Streb's eight sleek performers, though dancers by training, don't exactly dance, either. They dive, float, bomb, bounce, or crash into hard surfaces at eye-popping speed. Only rarely do feet make contact with the floor. More often it's the full length of the body landing - whump! - flat on its back or - thwack! - flat on its front, the potentially bone-shattering impact heightened by surfaces wired for sound.

Danger is guest of honour at this 70-minute show, a circus act hedged about with cod-scientific inquiry. Cited areas of interest include "Air Territory" (how to get there and stay longer), "Air Impact" (how to accommodate "force" while airborne) and, less fancifully, rebound, inertia, momentum, adhesion, centrifugal force.

This last is nicely exploited in a work called "Fly". Using equipment that might have kept a steelworks in business for a year, a dancer is harnessed to a large gyrating seesaw, balanced to render her almost weightless. Thus she is able to soar like a hawk, run in circles on the ceiling, topple the other dancers like a line of dominoes using only the tips of her toes, and negotiate a human walkway by jogging on their heads.

In "Wall", five dancers occupy and "de-occupy" an upright surface in a series of unlikely ways: edging down it head-first as if attached by weakening suction-pads or piling up on the same spot like a triple-decker sandwich. At the shouted command "Shins!", all five fire themselves at the wall and momentarily stick, Velcro-tight, by dint of simple skin contact between lower leg and wall.

Barked instructions combine with the magnified crash-bangs to make a frantic sound-score. "One! Knees! In! Up! Go!" they yell, and your own knee-joints tense in sympathy. Streb's solo party-piece, dating back to the company's earliest showings in 1985, is uniquely mute. Trapped in a horizontal box like the overgrown Alice, you hear only the violent thuds of the dancer's thrashings as she tries to break out, kicking the ceiling or bouncing on the flat of her back like a plank dropped from a height.

These people have obviously devised techniques for minimising injury, yet the lasting impression of Streb's show is of bodies blasted beyond reasonable bounds, of "scientific enquiry" that's about as necessary and useful as pulling wings off flies.

"Breakthru", billed as the climax of the first half, broke through the danger barrier to a place of pure abstraction and was ultimately disappointing. The horizontal dive through sheet glass, lasting two seconds, did, I concede, "show the effect of action on substance" (the glass, not human flesh, fortunately), but so what? The word is that Streb plans to pursue this minimalist line further. I think she should leave physics to the Volvo dummies and preserve her dancers' toes and thumbs.

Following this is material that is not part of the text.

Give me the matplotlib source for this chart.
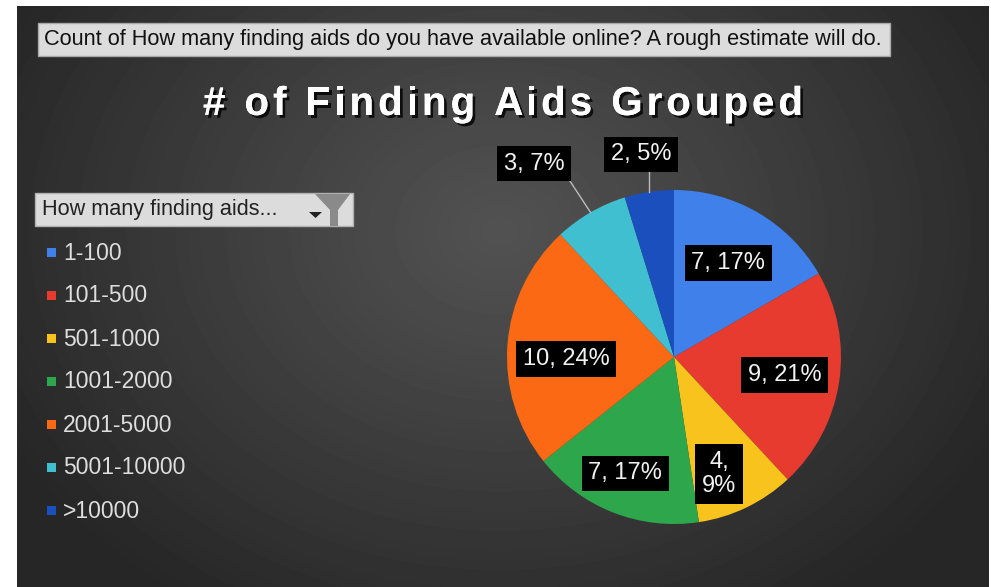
import numpy as np
import matplotlib
matplotlib.use("Agg")
import matplotlib.pyplot as plt
from matplotlib.patches import Rectangle, Polygon
import matplotlib.patheffects as pe

# ---------------- data ----------------
categories = ["1-100", "101-500", "501-1000", "1001-2000", "2001-5000", "5001-10000", ">10000"]
counts = [7, 9, 4, 7, 10, 3, 2]
pct_labels = [17, 21, 9, 17, 24, 7, 5]
colors = ["#3f80ea", "#e63b2e", "#f7c31c", "#2ea64b", "#fb6914", "#40bfd0", "#1c4fbe"]
title = "# of Finding Aids Grouped"
header = "Count of How many finding aids do you have available online? A rough estimate will do."
legend_title = "How many finding aids..."

# label placement per slice: fraction of radius and angular nudge (degrees)
label_dist = [0.65, 0.67, 0.75, 0.755, 0.645, 1.43, 1.23]
label_shift = [0, -0.7, -4.7, -1.3, 5.3, 5.9, 0.7]

W, H = 991, 587
fig = plt.figure(figsize=(W / 100, H / 100), dpi=100)
fig.patch.set_facecolor("white")
bg = fig.add_axes([0, 0, 1, 1])
bg.axis("off")

# dark radial gradient background
x0, x1, y0, y1 = 17, 989, 6, 587
yy, xx = np.mgrid[y0:y1, x0:x1]
d = np.sqrt(((xx - 500) / 560.0) ** 2 + ((yy - 230) / 450.0) ** 2)
v = 0.32 - 0.17 * np.clip(d, 0, 1) ** 1.1
bg.imshow(v, cmap="gray", vmin=0, vmax=1, extent=(x0, x1, y1, y0),
          aspect="auto", interpolation="bilinear", zorder=0)
bg.set_xlim(0, W)
bg.set_ylim(H, 0)

renderer = fig.canvas.get_renderer()


def fit_size(s, target_w, **kw):
    t = bg.text(0, 0, s, fontsize=10, **kw)
    w = t.get_window_extent(renderer).width
    t.remove()
    return 10 * target_w / w


# header box
bg.add_patch(Rectangle((38, 23), 852, 33, facecolor="#dcdcdc", edgecolor="#a8a8a8", lw=1, zorder=2))
hs = fit_size(header, 843, family="Liberation Sans")
bg.text(44, 40, header, fontsize=hs, family="Liberation Sans", color="#111111",
        va="center", ha="left", zorder=3)

# title with letter spacing and shadow
tprops = dict(fontsize=29, family="Liberation Sans", fontweight="bold", color="white")


def text_w(s):
    t = bg.text(0, 0, s + "|", **tprops)
    w = t.get_window_extent(renderer).width
    t.remove()
    t = bg.text(0, 0, "|", **tprops)
    w0 = t.get_window_extent(renderer).width
    t.remove()
    return w - w0


total_plain = text_w(title)
target = 600
spacing = (target - total_plain) / (len(title) - 1)
xs = 203
for i, ch in enumerate(title):
    if ch == " ":
        continue
    xpos = xs + text_w(title[:i]) + i * spacing
    bg.text(xpos, 104, ch, ha="left", va="center", zorder=4,
            path_effects=[pe.withSimplePatchShadow(offset=(2, -2), shadow_rgbFace="black", alpha=0.8),
                          pe.Normal()], **tprops)

# legend header
bg.add_patch(Rectangle((35, 193), 318, 33, facecolor="#dcdcdc", edgecolor="#b0b0b0", lw=1, zorder=2))
ls = fit_size(legend_title, 236, family="Liberation Sans")
bg.text(42, 210, legend_title, fontsize=ls, family="Liberation Sans", color="#222222",
        va="center", ha="left", zorder=3)
# filter icon
bg.add_patch(Polygon([(315, 194), (350, 194), (338, 210), (338, 226), (330, 226), (330, 210)],
                     closed=True, facecolor="#8a8a8a", edgecolor="none", zorder=3))
bg.add_patch(Polygon([(309, 212), (322, 212), (315.5, 218)], closed=True,
                     facecolor="#222222", edgecolor="none", zorder=4))

# legend entries
for i, (cat, col) in enumerate(zip(categories, colors)):
    y = 252 + i * 43
    bg.add_patch(Rectangle((47, y - 4.5), 9, 9, facecolor=col, edgecolor="none", zorder=3))
    bg.text(63, y + 1, cat, fontsize=16.5, family="Liberation Sans", color="#dedede",
            va="center", ha="left", zorder=3)

# pie
cx, cy, r = 674, 357, 167
ax = fig.add_axes([(cx - r) / W, 1 - (cy + r) / H, 2 * r / W, 2 * r / H])
ax.axis("off")
ax.patch.set_alpha(0)
wedges, _ = ax.pie(counts, colors=colors, startangle=90, counterclock=False, radius=1,
                   wedgeprops=dict(linewidth=0))
ax.set_xlim(-1, 1)
ax.set_ylim(-1, 1)

outer = []
for i, w in enumerate(wedges):
    mid = np.deg2rad((w.theta1 + w.theta2) / 2)
    ang = mid + np.deg2rad(label_shift[i])
    dist = label_dist[i]
    tx, ty = dist * np.cos(ang), dist * np.sin(ang)
    if counts[i] == 4:
        txt = f"{counts[i]},\n{pct_labels[i]}%"
    else:
        txt = f"{counts[i]}, {pct_labels[i]}%"
    t = ax.text(tx, ty, txt, ha="center", va="center", fontsize=17, family="Liberation Sans",
                color="#f2f2f2", linespacing=1.15, clip_on=False, zorder=5,
                bbox=dict(boxstyle="square,pad=0.28", facecolor="black", edgecolor="none"))
    if dist > 1:
        outer.append((t, mid))

fig.canvas.draw()
inv = ax.transData.inverted()
for t, mid in outer:
    bb = t.get_bbox_patch().get_window_extent(renderer)
    (bx0, by0), (bx1, by1) = inv.transform([(bb.x0, bb.y0), (bb.x1, bb.y1)])
    ex, ey = np.cos(mid), np.sin(mid)
    lx = min(max(ex, bx0 + 0.005), bx1 - 0.005)
    ax.plot([ex, lx], [ey, by0], color="#bbbbbb", lw=1, clip_on=False, zorder=4)

fig.savefig("out.png", dpi=100, facecolor="white")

Rambert launched its third season at the new Sadler's Wells last week with a programme of rock, rock, rock. Was it wise, though, to open with a work by a first-time choreographer and a part-time poet? I know poetry is the new rock'n'roll and all that, but the combined effect of Elizabeth Old's verse - approachable on the page, I'm sure - and Rafael Bonachela's well-made but dour movement was of a fringe workshop product, not a West End opener.

It took Twyla Tharp's 1981 vintage The Golden Section to turn up the heat - a typical Tharpian blast of ballet-a-go-go set to glamorously brash music by David Byrne. Athletes in gold hurtle on from the wings, raiding every dance language in the book: jetes and pirouettes at rattling speed, jazz shimmies, limbo bends, disco thrusts and fantastically intricate lifts and catches. One woman runs up a ladder of men's backs while another is tossed high in the air to land on a bed of linked forearms. Relentless, exhausting, it just yelps with the joy of being alive.

Jeremy James's Gaps, Lapse and Relapse followed surprisingly well with an engrossing blend of street style and almost clinical attention to detail. But the biggest cheers were for that old Rambert chestnut Rooster, whose male strutting and preening never fails to remind me why I'm glad I missed the Sixties. With a new Rolling Stones tour in the offing, hearing the old songs with Christopher Bruce's satirical visual twist was rich, very rich.

Rambert: Sadler's Wells, EC1 (0171 863 8000), to Saturday.